TASK BRIEF: Reproduce the material word for word; the images stay out.

################

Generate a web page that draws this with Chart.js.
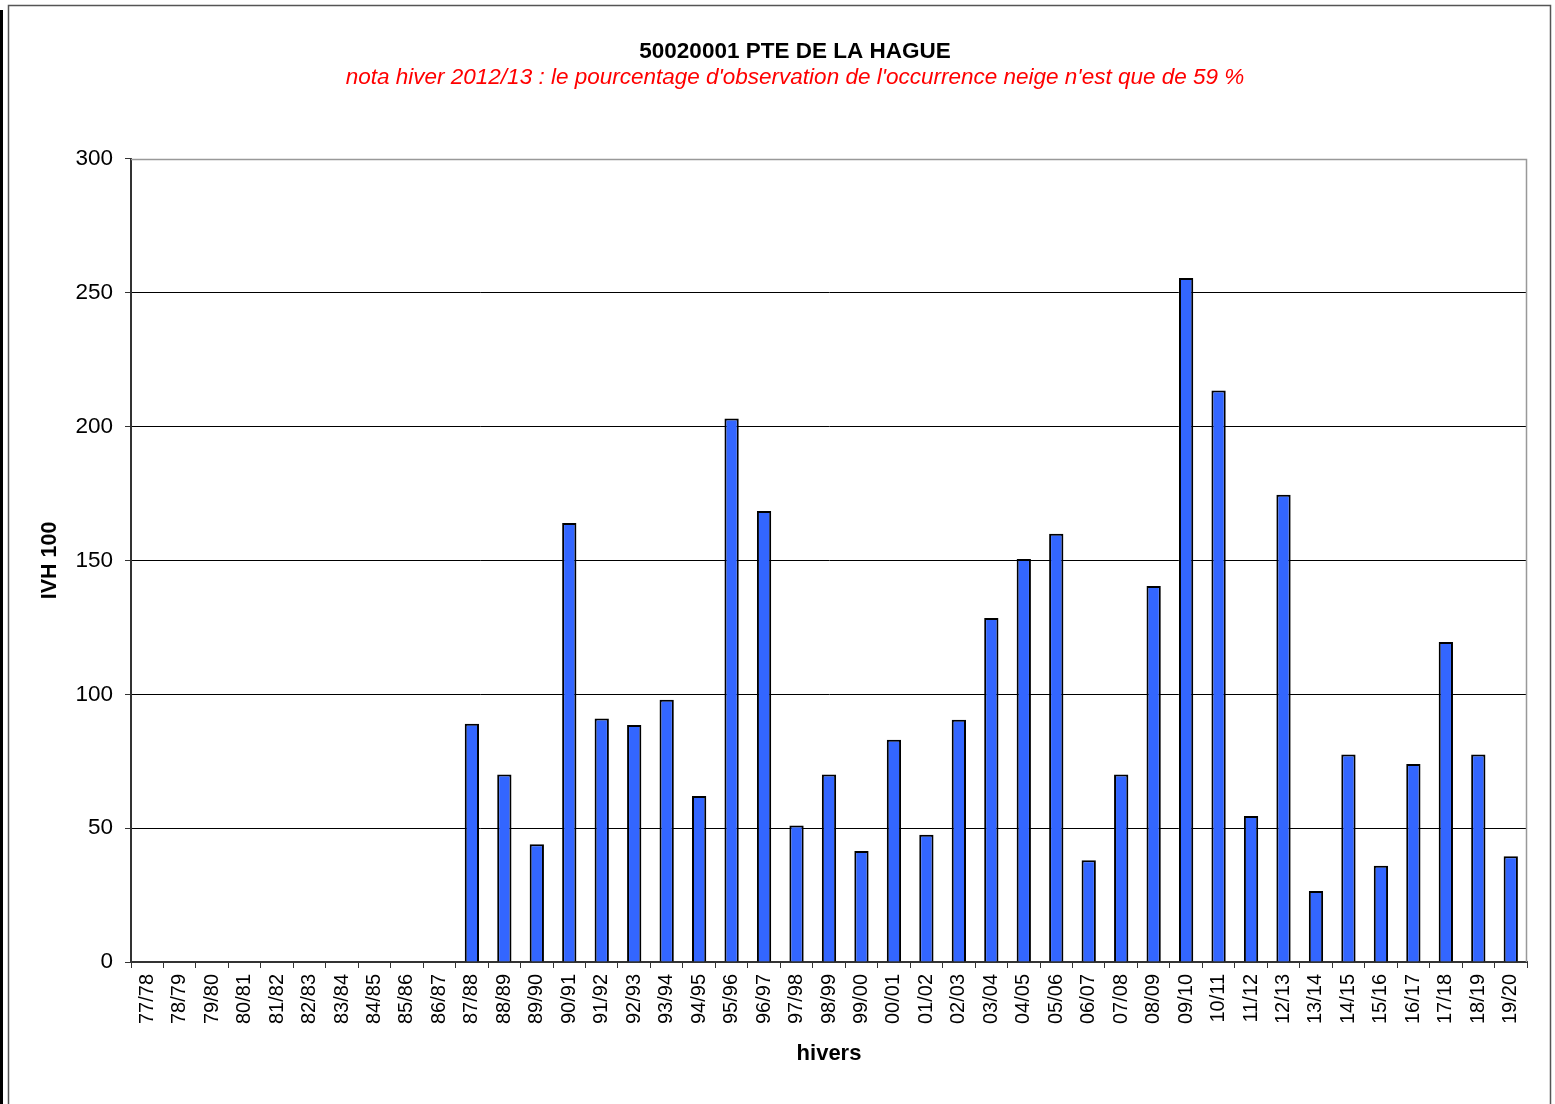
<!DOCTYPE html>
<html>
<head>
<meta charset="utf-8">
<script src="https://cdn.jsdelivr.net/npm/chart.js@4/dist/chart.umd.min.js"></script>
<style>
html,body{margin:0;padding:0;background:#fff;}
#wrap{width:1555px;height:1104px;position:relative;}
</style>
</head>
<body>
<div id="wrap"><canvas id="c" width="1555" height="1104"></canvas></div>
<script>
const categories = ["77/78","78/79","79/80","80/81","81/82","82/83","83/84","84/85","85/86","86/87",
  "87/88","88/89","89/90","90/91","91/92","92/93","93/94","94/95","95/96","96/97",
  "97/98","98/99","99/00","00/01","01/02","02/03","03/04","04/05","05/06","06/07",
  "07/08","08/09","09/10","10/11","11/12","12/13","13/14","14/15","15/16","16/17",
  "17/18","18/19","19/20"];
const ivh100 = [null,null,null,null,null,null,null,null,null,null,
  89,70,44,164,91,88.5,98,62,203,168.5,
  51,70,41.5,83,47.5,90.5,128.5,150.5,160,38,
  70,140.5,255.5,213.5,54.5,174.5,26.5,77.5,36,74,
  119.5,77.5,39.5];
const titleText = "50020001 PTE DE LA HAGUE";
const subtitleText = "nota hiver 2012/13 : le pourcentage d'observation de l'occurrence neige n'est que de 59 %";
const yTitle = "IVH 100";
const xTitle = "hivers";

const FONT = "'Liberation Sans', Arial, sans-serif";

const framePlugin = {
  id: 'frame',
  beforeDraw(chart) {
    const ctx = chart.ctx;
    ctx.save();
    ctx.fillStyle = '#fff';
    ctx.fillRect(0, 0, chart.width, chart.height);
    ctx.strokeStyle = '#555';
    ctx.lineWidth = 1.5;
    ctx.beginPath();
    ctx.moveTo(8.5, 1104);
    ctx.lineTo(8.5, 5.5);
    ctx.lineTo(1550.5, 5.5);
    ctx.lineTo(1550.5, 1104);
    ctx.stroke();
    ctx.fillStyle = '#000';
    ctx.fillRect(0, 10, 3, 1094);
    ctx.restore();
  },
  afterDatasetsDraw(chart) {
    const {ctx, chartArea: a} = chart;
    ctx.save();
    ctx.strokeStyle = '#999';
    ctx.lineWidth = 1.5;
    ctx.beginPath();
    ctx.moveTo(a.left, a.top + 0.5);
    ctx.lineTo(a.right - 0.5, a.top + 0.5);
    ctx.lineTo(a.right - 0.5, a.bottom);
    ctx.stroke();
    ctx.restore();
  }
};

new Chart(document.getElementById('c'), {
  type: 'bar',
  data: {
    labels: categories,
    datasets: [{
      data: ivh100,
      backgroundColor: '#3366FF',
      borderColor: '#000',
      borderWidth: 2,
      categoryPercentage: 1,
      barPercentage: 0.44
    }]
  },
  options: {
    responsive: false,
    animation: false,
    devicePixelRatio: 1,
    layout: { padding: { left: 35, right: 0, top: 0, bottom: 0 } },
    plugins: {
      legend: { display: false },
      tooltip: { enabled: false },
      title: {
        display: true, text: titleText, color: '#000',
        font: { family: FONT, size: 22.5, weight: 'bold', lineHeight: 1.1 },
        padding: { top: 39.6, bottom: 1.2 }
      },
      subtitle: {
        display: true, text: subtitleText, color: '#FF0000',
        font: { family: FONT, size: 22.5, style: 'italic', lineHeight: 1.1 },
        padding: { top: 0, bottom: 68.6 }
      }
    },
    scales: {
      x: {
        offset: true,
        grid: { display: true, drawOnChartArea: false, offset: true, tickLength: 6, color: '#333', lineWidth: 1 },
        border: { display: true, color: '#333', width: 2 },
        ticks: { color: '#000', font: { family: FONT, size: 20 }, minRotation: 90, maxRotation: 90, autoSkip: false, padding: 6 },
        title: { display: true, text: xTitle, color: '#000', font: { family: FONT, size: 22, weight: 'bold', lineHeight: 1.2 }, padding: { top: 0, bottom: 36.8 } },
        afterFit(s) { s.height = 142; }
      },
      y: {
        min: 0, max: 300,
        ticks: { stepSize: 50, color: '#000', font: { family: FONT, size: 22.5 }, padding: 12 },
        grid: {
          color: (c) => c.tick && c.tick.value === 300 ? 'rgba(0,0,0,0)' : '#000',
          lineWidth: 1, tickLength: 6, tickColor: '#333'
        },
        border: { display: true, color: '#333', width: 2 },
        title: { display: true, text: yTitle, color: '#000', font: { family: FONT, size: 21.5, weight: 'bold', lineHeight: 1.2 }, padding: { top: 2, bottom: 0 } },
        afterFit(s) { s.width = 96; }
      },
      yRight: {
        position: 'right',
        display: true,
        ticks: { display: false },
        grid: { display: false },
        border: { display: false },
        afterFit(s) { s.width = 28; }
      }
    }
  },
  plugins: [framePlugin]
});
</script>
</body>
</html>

################

REPLY:
Generate a web page that draws this with Chart.js.
<!DOCTYPE html>
<html>
<head>
<meta charset="utf-8">
<script src="https://cdn.jsdelivr.net/npm/chart.js@4/dist/chart.umd.min.js"></script>
<style>
html,body{margin:0;padding:0;background:#fff;}
#wrap{width:1555px;height:1104px;position:relative;}
</style>
</head>
<body>
<div id="wrap"><canvas id="c" width="1555" height="1104"></canvas></div>
<script>
const categories = ["77/78","78/79","79/80","80/81","81/82","82/83","83/84","84/85","85/86","86/87",
  "87/88","88/89","89/90","90/91","91/92","92/93","93/94","94/95","95/96","96/97",
  "97/98","98/99","99/00","00/01","01/02","02/03","03/04","04/05","05/06","06/07",
  "07/08","08/09","09/10","10/11","11/12","12/13","13/14","14/15","15/16","16/17",
  "17/18","18/19","19/20"];
const ivh100 = [null,null,null,null,null,null,null,null,null,null,
  89,70,44,164,91,88.5,98,62,203,168.5,
  51,70,41.5,83,47.5,90.5,128.5,150.5,160,38,
  70,140.5,255.5,213.5,54.5,174.5,26.5,77.5,36,74,
  119.5,77.5,39.5];
const titleText = "50020001 PTE DE LA HAGUE";
const subtitleText = "nota hiver 2012/13 : le pourcentage d'observation de l'occurrence neige n'est que de 59 %";
const yTitle = "IVH 100";
const xTitle = "hivers";

const FONT = "'Liberation Sans', Arial, sans-serif";

const framePlugin = {
  id: 'frame',
  beforeDraw(chart) {
    const ctx = chart.ctx;
    ctx.save();
    ctx.fillStyle = '#fff';
    ctx.fillRect(0, 0, chart.width, chart.height);
    ctx.strokeStyle = '#555';
    ctx.lineWidth = 1.5;
    ctx.beginPath();
    ctx.moveTo(8.5, 1104);
    ctx.lineTo(8.5, 5.5);
    ctx.lineTo(1550.5, 5.5);
    ctx.lineTo(1550.5, 1104);
    ctx.stroke();
    ctx.fillStyle = '#000';
    ctx.fillRect(0, 10, 3, 1094);
    ctx.restore();
  },
  afterDatasetsDraw(chart) {
    const {ctx, chartArea: a} = chart;
    ctx.save();
    ctx.strokeStyle = '#999';
    ctx.lineWidth = 1.5;
    ctx.beginPath();
    ctx.moveTo(a.left, a.top + 0.5);
    ctx.lineTo(a.right - 0.5, a.top + 0.5);
    ctx.lineTo(a.right - 0.5, a.bottom);
    ctx.stroke();
    ctx.restore();
  }
};

new Chart(document.getElementById('c'), {
  type: 'bar',
  data: {
    labels: categories,
    datasets: [{
      data: ivh100,
      backgroundColor: '#3366FF',
      borderColor: '#000',
      borderWidth: 2,
      categoryPercentage: 1,
      barPercentage: 0.44
    }]
  },
  options: {
    responsive: false,
    animation: false,
    devicePixelRatio: 1,
    layout: { padding: { left: 35, right: 0, top: 0, bottom: 0 } },
    plugins: {
      legend: { display: false },
      tooltip: { enabled: false },
      title: {
        display: true, text: titleText, color: '#000',
        font: { family: FONT, size: 22.5, weight: 'bold', lineHeight: 1.1 },
        padding: { top: 39.6, bottom: 1.2 }
      },
      subtitle: {
        display: true, text: subtitleText, color: '#FF0000',
        font: { family: FONT, size: 22.5, style: 'italic', lineHeight: 1.1 },
        padding: { top: 0, bottom: 68.6 }
      }
    },
    scales: {
      x: {
        offset: true,
        grid: { display: true, drawOnChartArea: false, offset: true, tickLength: 6, color: '#333', lineWidth: 1 },
        border: { display: true, color: '#333', width: 2 },
        ticks: { color: '#000', font: { family: FONT, size: 20 }, minRotation: 90, maxRotation: 90, autoSkip: false, padding: 6 },
        title: { display: true, text: xTitle, color: '#000', font: { family: FONT, size: 22, weight: 'bold', lineHeight: 1.2 }, padding: { top: 0, bottom: 36.8 } },
        afterFit(s) { s.height = 142; }
      },
      y: {
        min: 0, max: 300,
        ticks: { stepSize: 50, color: '#000', font: { family: FONT, size: 22.5 }, padding: 12 },
        grid: {
          color: (c) => c.tick && c.tick.value === 300 ? 'rgba(0,0,0,0)' : '#000',
          lineWidth: 1, tickLength: 6, tickColor: '#333'
        },
        border: { display: true, color: '#333', width: 2 },
        title: { display: true, text: yTitle, color: '#000', font: { family: FONT, size: 21.5, weight: 'bold', lineHeight: 1.2 }, padding: { top: 2, bottom: 0 } },
        afterFit(s) { s.width = 96; }
      },
      yRight: {
        position: 'right',
        display: true,
        ticks: { display: false },
        grid: { display: false },
        border: { display: false },
        afterFit(s) { s.width = 28; }
      }
    }
  },
  plugins: [framePlugin]
});
</script>
</body>
</html>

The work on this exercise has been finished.